Svea stürzte ihm nach, sprang und hangelte sich bis zu ihm vor und erreichte ebenfalls, jedoch außer Atem, die Tür. Der Dúnac, welcher es sich auf dem Türrahmen bequem gemacht hatte, betrachtete Svea nur gelangweilt, während sie japsend und schnaufend versuchte, ihn mit der Hand von dort oben hinunter zukehren. Umso überraschter war das Mädchen, als er sich plötzlich aufrichtete, an den Rand des Rahmens trat und direkt in ihre, vor Verwunderung, ausgebreiteten Arme fallen ließ. Nur für einen kurzen Moment betrachtete sie das Wesen in ihren Armen verständnislos, dann drehte sie sich auch schon um und lief, um den Küchentisch herum, auf Ána zu, die sich bereits eine große Dose geschnappt hatte und sie offen in ihre Richtung hielt. Svea ließ den Dúnac hineingleiten und nur Sekundenbruchteile später, war die Dose fest von einem Deckel verschlossen.

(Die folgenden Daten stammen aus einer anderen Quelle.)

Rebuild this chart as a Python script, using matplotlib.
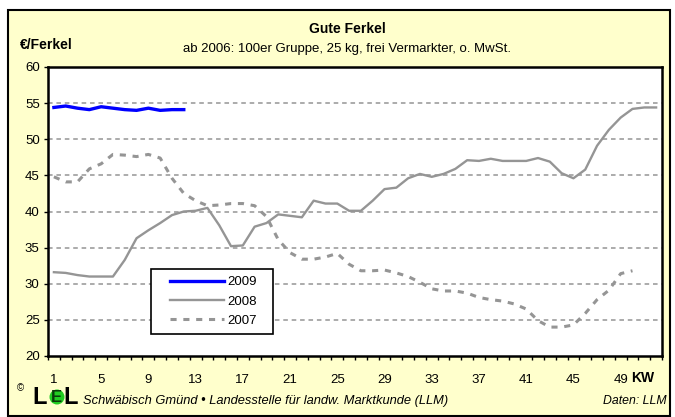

Mit einem Messer bohrte Svea, noch immer außer Atem ein paar Löcher in die Dose und ließ sich dann neben Ána auf einen Küchenstuhl sinken. 

"Lass uns so schnell wie möglich zu diesem Laden aufbrechen, ich möchte ihn ungern da drin behalten", murmelte Svea und betrachtete die Dose vor ihrer Nase eingehend. Ána nickte nachdenklich. "Aber findest du es nicht auch merkwürdig, dass sich die Dose noch kein einziges Mal bewegt hat?"